Three years ago an encounter with a rogue recruiter  left me wiser and poorer.  He disappeared owing me a sum of money large enough to matter,  but not significant enough to make it economic to pursue him through the courts. This was his modus operandi. I  found I had been an easy  target.  My lesson was to be much tighter with my paperwork and my research and more contained about personal interaction. After a period of extensive cynicism where I viewed everyone with deep distrust, I am finding a balance, but I do remember to touch my professional scar tissue when in doubt .

Jeff is 27 and a Junior Consultant with a major international organisation. He was in two interview processes recently,  one with another similar organisation where the job content was less interesting,  but offered an excellent compensation package. The second was with an organisation where an old family friend would be his boss.  He had been made a verbal offer for what seemed like his dream job. He had instantly established a rapport with the hiring manager, a familiar face from his High School days. They had played squash a few times and a start date had been agreed.  Jeff turned down Job Offer 1,  but then sadly, Job Offer 2 failed to materialise.  An internal candidate was appointed.

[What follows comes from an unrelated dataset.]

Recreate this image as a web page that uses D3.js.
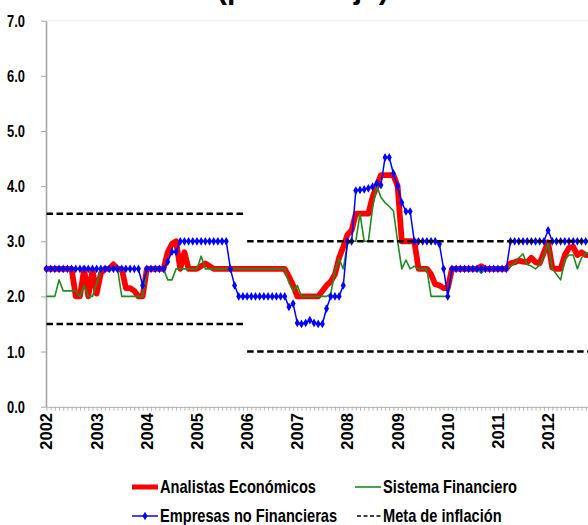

Although Jeff hadn’t resigned from his present role (he nearly did) so he does still have a job, but a  more junior colleague was promoted over him. This in real terms is demotion by another name. He had discussed his job offer conundrum with his current boss and colleague with whom he is very good friends at their regular TGIF pub outings

The moral of these vignettes of professional relationships that turned sour:

  • Just because someone acts like your friend it doesn’t mean to say they are. I found that out to my cost. Your boss in particular will put organisational needs first. Your co-workers can be your competitors.
  • The blurring of professional and personal relationships can cause difficulties.  I was a victim of white-collar fraud which is more serious and intentional. But caution when confiding personal information in the workplace even with peers, is always advisable.
  • In any process you need to find the steps involved and who the decision makers are.  A line manager may want you on the team but may not know of other factors playing out in the background: budgets, internal HR policy etc. Try and get as much in writing as you can. People  make commitments in good faith and are over ruled. Others go beyond their authority level to impress.
  • A verbal offer is not binding.  Sort out contractual arrangements  before  rejecting other offers and especially discussing the situation with your employers.

Jeff is upset,  angry and frustrated. Is he wiser? I hope so!

Upside? He now has some career scar tissue!